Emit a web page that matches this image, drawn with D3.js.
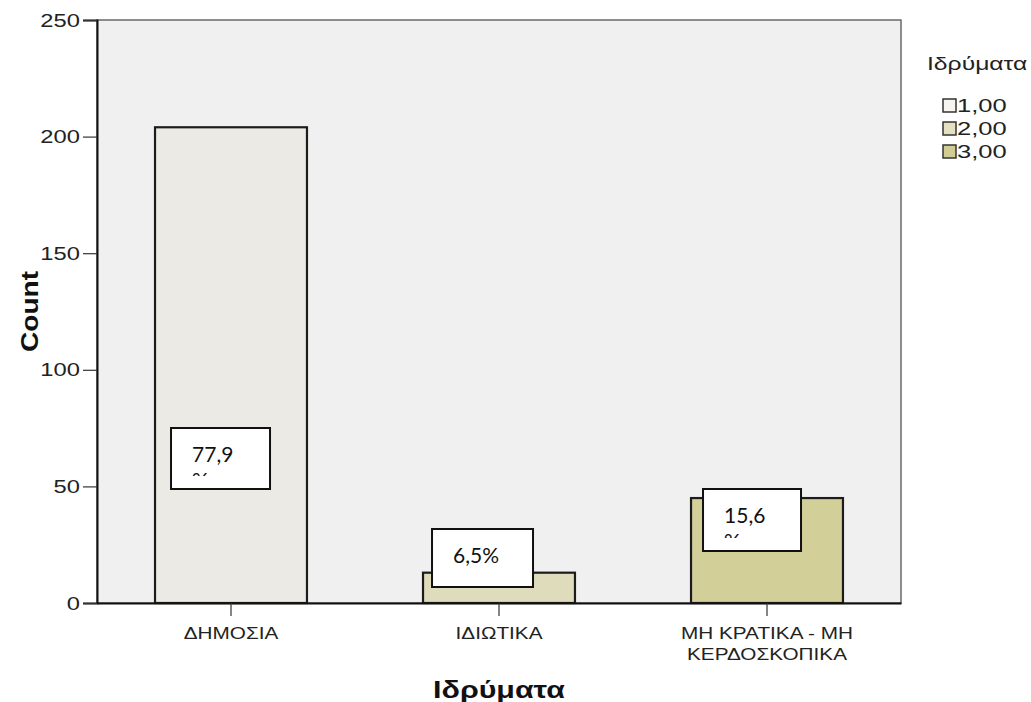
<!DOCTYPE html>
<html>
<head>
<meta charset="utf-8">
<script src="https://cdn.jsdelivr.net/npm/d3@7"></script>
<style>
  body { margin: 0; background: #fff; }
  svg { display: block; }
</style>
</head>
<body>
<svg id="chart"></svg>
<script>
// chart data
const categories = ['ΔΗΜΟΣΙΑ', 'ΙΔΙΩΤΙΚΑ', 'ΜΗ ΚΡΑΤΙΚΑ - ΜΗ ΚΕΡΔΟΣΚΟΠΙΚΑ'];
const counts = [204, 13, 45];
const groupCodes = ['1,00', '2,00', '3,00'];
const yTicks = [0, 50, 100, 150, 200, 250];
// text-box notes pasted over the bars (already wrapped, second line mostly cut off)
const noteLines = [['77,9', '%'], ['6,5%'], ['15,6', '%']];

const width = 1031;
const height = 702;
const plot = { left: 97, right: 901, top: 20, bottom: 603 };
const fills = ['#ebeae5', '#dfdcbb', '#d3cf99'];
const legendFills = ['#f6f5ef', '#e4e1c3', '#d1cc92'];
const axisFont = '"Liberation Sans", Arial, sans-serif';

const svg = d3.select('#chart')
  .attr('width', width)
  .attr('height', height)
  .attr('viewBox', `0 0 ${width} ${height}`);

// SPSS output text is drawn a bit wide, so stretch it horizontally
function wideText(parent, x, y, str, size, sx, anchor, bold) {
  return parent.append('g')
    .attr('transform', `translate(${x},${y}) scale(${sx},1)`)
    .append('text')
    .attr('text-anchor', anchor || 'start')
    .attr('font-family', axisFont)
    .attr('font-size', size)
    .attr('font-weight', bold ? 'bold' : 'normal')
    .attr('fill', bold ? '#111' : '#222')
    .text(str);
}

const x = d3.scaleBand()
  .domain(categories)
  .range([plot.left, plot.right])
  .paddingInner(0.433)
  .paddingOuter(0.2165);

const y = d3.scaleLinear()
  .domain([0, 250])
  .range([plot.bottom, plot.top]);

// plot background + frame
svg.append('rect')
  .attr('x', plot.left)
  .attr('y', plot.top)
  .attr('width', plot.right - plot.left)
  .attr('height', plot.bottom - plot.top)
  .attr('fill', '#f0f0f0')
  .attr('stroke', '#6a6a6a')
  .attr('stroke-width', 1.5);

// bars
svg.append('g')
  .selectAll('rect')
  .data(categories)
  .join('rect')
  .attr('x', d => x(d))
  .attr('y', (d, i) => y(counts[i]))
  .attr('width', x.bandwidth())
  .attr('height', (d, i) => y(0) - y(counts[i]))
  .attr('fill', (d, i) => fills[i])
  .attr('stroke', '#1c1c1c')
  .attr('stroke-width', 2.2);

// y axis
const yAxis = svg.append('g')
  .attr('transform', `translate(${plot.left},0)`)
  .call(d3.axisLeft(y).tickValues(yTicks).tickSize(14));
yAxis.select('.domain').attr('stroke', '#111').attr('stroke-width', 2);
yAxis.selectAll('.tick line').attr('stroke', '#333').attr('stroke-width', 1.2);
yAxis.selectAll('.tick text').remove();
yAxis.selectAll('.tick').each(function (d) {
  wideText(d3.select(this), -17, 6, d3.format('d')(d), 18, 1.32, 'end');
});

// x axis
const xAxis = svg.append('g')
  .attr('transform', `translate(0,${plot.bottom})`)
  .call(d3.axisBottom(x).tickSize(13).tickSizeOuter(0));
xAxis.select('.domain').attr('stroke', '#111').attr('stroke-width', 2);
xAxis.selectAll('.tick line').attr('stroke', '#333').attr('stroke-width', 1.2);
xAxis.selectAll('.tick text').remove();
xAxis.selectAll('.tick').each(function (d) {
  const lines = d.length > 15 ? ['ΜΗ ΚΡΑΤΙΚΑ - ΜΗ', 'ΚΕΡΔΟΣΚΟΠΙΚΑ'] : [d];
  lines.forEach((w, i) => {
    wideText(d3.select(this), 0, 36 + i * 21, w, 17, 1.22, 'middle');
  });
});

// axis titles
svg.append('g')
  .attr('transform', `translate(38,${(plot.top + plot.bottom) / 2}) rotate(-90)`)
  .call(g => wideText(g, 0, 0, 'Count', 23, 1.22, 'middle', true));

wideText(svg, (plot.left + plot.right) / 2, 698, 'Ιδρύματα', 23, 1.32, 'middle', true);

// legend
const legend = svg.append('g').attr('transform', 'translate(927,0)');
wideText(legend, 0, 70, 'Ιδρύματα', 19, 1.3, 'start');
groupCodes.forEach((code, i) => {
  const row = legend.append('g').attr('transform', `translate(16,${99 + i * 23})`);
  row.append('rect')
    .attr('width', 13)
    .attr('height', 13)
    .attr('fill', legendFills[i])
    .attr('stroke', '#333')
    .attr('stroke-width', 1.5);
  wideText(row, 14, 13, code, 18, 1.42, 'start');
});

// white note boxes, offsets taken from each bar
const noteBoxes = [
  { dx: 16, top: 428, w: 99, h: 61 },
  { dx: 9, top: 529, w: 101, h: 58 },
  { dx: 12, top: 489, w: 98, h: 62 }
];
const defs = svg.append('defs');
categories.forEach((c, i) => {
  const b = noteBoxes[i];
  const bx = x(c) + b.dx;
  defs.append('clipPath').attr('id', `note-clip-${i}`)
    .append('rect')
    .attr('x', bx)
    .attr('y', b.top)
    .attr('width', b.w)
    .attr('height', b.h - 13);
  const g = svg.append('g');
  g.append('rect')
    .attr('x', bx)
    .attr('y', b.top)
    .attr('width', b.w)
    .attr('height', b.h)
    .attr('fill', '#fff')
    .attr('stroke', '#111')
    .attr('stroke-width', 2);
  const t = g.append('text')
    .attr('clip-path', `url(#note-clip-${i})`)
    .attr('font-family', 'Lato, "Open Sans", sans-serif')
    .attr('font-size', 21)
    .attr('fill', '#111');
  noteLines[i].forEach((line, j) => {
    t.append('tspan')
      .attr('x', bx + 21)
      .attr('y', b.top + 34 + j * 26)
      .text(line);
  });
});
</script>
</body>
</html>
**********
Your task is to reproduce exactly the lines from the start of the data above through the line containing "const noteLines = [['77,9', '%'], ['6,5%'], ['15,6', '%']];", leaving every picture out.

● Task answer:
Emit a web page that matches this image, drawn with D3.js.
<!DOCTYPE html>
<html>
<head>
<meta charset="utf-8">
<script src="https://cdn.jsdelivr.net/npm/d3@7"></script>
<style>
  body { margin: 0; background: #fff; }
  svg { display: block; }
</style>
</head>
<body>
<svg id="chart"></svg>
<script>
// chart data
const categories = ['ΔΗΜΟΣΙΑ', 'ΙΔΙΩΤΙΚΑ', 'ΜΗ ΚΡΑΤΙΚΑ - ΜΗ ΚΕΡΔΟΣΚΟΠΙΚΑ'];
const counts = [204, 13, 45];
const groupCodes = ['1,00', '2,00', '3,00'];
const yTicks = [0, 50, 100, 150, 200, 250];
// text-box notes pasted over the bars (already wrapped, second line mostly cut off)
const noteLines = [['77,9', '%'], ['6,5%'], ['15,6', '%']];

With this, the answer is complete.